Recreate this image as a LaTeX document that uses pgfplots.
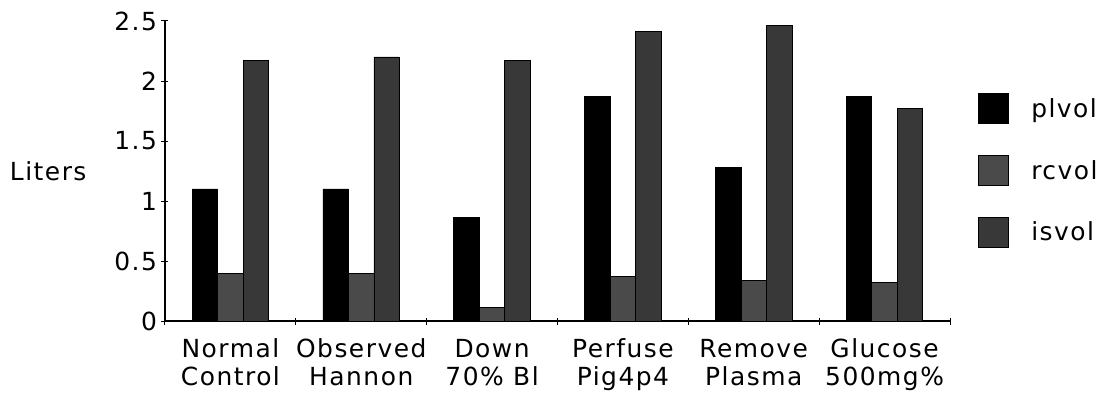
\documentclass[border=0pt]{standalone}
\usepackage{pgfplots}
\pgfplotsset{compat=1.18}
\usepackage{fontspec}
\setmainfont[LetterSpace=6]{DejaVu Sans}
\definecolor{rcgray}{HTML}{4A4A4A}
\definecolor{isgray}{HTML}{383838}
\begin{document}
\begin{tikzpicture}[font=\fontsize{25}{28}\selectfont]
\useasboundingbox (-165bp,-95bp) rectangle (938bp,321bp);
\begin{axis}[
  at={(0bp,0bp)}, anchor=south west,
  scale only axis, width=785bp, height=300bp,
  xmin=-0.5, xmax=5.5, ymin=0, ymax=2.5,
  axis lines*=left,
  axis line style={line width=1.2pt},
  ybar=0pt, bar width=25.5bp,
  ytick={0,0.5,1,1.5,2,2.5},
  yticklabel style={/pgf/number format/fixed, /pgf/number format/assume math mode=true, xshift=-1bp},
  xtick={-0.5,0.5,1.5,2.5,3.5,4.5,5.5},
  xticklabels={},
  tick style={black, line width=1pt},
  major tick length=7bp,
  tick align=center,
  extra x ticks={0,1,2,3,4,5},
  extra x tick labels={Normal\\Control, Observed\\Hannon, Down\\70\% Bl, Perfuse\\Pig4p4, Remove\\Plasma, Glucose\\500mg\%},
  extra x tick style={tick style={draw=none}, tick label style={align=center, yshift=-11bp}},
  ylabel={Liters},
  every axis y label/.style={at={(axis description cs:0,0.5)}, anchor=east, xshift=-75bp},
  legend style={at={(1.036,0.76)}, anchor=north west, draw=none, fill=none, inner sep=0pt,
    row sep=31bp, nodes={inner sep=0pt}, /tikz/every odd column/.append style={column sep=22bp}},
  legend cell align=left,
  legend image code/.code={\draw[#1, line width=0.8pt] (0bp,-15bp) rectangle (30bp,15bp);},
  clip=false,
]
\addplot[fill=black, draw=black, line width=0.8pt] coordinates {(0,1.10) (1,1.10) (2,0.86) (3,1.87) (4,1.28) (5,1.87)};
\addplot[fill=rcgray, draw=black, line width=0.8pt] coordinates {(0,0.40) (1,0.40) (2,0.11) (3,0.37) (4,0.34) (5,0.32)};
\addplot[fill=isgray, draw=black, line width=0.8pt] coordinates {(0,2.17) (1,2.20) (2,2.17) (3,2.41) (4,2.46) (5,1.77)};
\legend{plvol, rcvol, isvol}
\end{axis}
\end{tikzpicture}
\end{document}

**********

_Your instructions_. Skip every picture and transcribe the data above exactly.

_Solution to this task_.
Recreate this image as a LaTeX document that uses pgfplots.
\documentclass[border=0pt]{standalone}
\usepackage{pgfplots}
\pgfplotsset{compat=1.18}
\usepackage{fontspec}
\setmainfont[LetterSpace=6]{DejaVu Sans}
\definecolor{rcgray}{HTML}{4A4A4A}
\definecolor{isgray}{HTML}{383838}
\begin{document}
\begin{tikzpicture}[font=\fontsize{25}{28}\selectfont]
\useasboundingbox (-165bp,-95bp) rectangle (938bp,321bp);
\begin{axis}[
  at={(0bp,0bp)}, anchor=south west,
  scale only axis, width=785bp, height=300bp,
  xmin=-0.5, xmax=5.5, ymin=0, ymax=2.5,
  axis lines*=left,
  axis line style={line width=1.2pt},
  ybar=0pt, bar width=25.5bp,
  ytick={0,0.5,1,1.5,2,2.5},
  yticklabel style={/pgf/number format/fixed, /pgf/number format/assume math mode=true, xshift=-1bp},
  xtick={-0.5,0.5,1.5,2.5,3.5,4.5,5.5},
  xticklabels={},
  tick style={black, line width=1pt},
  major tick length=7bp,
  tick align=center,
  extra x ticks={0,1,2,3,4,5},
  extra x tick labels={Normal\\Control, Observed\\Hannon, Down\\70\% Bl, Perfuse\\Pig4p4, Remove\\Plasma, Glucose\\500mg\%},
  extra x tick style={tick style={draw=none}, tick label style={align=center, yshift=-11bp}},
  ylabel={Liters},
  every axis y label/.style={at={(axis description cs:0,0.5)}, anchor=east, xshift=-75bp},
  legend style={at={(1.036,0.76)}, anchor=north west, draw=none, fill=none, inner sep=0pt,
    row sep=31bp, nodes={inner sep=0pt}, /tikz/every odd column/.append style={column sep=22bp}},
  legend cell align=left,
  legend image code/.code={\draw[#1, line width=0.8pt] (0bp,-15bp) rectangle (30bp,15bp);},
  clip=false,
]
\addplot[fill=black, draw=black, line width=0.8pt] coordinates {(0,1.10) (1,1.10) (2,0.86) (3,1.87) (4,1.28) (5,1.87)};
\addplot[fill=rcgray, draw=black, line width=0.8pt] coordinates {(0,0.40) (1,0.40) (2,0.11) (3,0.37) (4,0.34) (5,0.32)};
\addplot[fill=isgray, draw=black, line width=0.8pt] coordinates {(0,2.17) (1,2.20) (2,2.17) (3,2.41) (4,2.46) (5,1.77)};
\legend{plvol, rcvol, isvol}
\end{axis}
\end{tikzpicture}
\end{document}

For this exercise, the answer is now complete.